The Weatherboard Cathedral
- First edition
- Author: Les Murray
- Language: English
- Genre: Poetry collection
- Publisher: Angus and Robertson
- Publication date: 1969
- Publication place: Australia
- Media type: Print
- Pages: 77 pp

= The Weatherboard Cathedral =

Poetry collection by Les Murray

The Weatherboard Cathedral (1969) is a poetry collection by Australian poet Les Murray. It is the first collection of poems by Murray as the sole author; he had previously published The Ilex Tree in 1965 in collaboration with Geoffrey Lehmann.

The collection consists of 47 poems, some of which were published in various Australian poetry publications, though most appear in print here for the first time.

==Contents==

- "Evening Alone at Bunyah"
- "Recourse to the Wilderness"
- "Farewelling Contemporaries"
- "Shorelines"
- "Platypus"
- "The Princes' Land"
- "Ill Music"
- "Windy Hill"
- "Troop Train Returning"
- "Tableau with Academic Figures"
- "Blood"
- "East Sydney"
- "Shelduck Lagoon"
- "Bagman O'Reilly's Curse"
- "Existential Beasts"
- "The Abomination"
- "The Borgia Pope Relates a Painful Incident (for Geoffrey Lehmann)"
- "The Wilderness"
- "Once in a Lifetime, Snow"
- "The Garden Path"
- "The Commercial Hotel"
- "The Merchants' Wheel"
- "The Abortion Scene"
- "Prosper the Commonwealth"
- "Susan the Serpent : A Colonial Fiction"
- "An Absolutely Ordinary Rainbow"
- "The Last Continent"
- "The Count of the Simple Shore"
- "The Incendiary Method"
- "When I Was Alive"
- "The Rock Shelters, Botany Bay"
- "Treeroots and Earth"
- Three Tries at Englynion sequence
  - "The Patristics of Fashion"
  - "Between Two Wars"
  - "A Poet of 1914"
- "One Who Asked, Thinking He Knew"
- "A Walk with O'Connor"
- "If a Pebble Fall"
- "The Barranong Angel Case"
- "The House of Four-X"
- "Senryu"
- "The Canberra Remnant"
- "Working Men"
- "The Ballad Trap"
- "Hayfork Point"
- "The Spheres"
- "The Fire Autumn"

== Critical reception ==
While reviewing the book as a part of a survey of Australian poetry of the time, Ronald Dunlop noted that Murray "is what would have been termed in an age less self-conscious about its literary terminology a poet of the outback. The poetry in his new book, The Weatherboard Cathedral comes directly from his knowledge of and affection for the land and its people. These positive values give his work warmth that could not be achieved by the simple desire to herald the triumph of the good earth over city sin. In his most characteristic poems, ‘Troop Train Returning’, ‘Recourse to the Wilderness’ or ‘The Wilderness’, for example, journeys inland ‘beyond the Divide’ or to ‘the waterless kingdom’ become pilgrimages in search of self and old values."

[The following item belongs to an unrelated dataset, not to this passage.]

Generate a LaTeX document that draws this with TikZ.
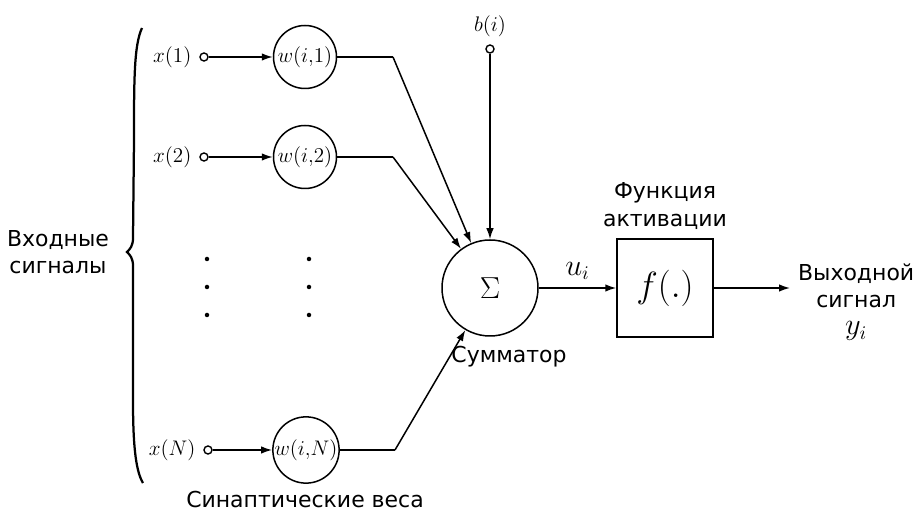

In his 2010 essay "Art with It's Largesse and Its Own Restraint : The Sacramental Poetics of Elizabeth Jennings and Les Murray", included in the critical anthology Between Human and Divine : The Catholic Vision in Contemporary Literature, edited by Mary R. Reichardt, Stephen McInerney opined that "The Weatherboard Cathedral reveals the many-sidedness of Murray's sacramental poetic. As well as depicting a world saturated with God's presence (a dimension of Murray's work that reached its apotheosis in the 1992 collection Translations from the Natural World), it also shows how the sacramental enlarges to embrace the sacrificial aspects of the human and animal kingdoms."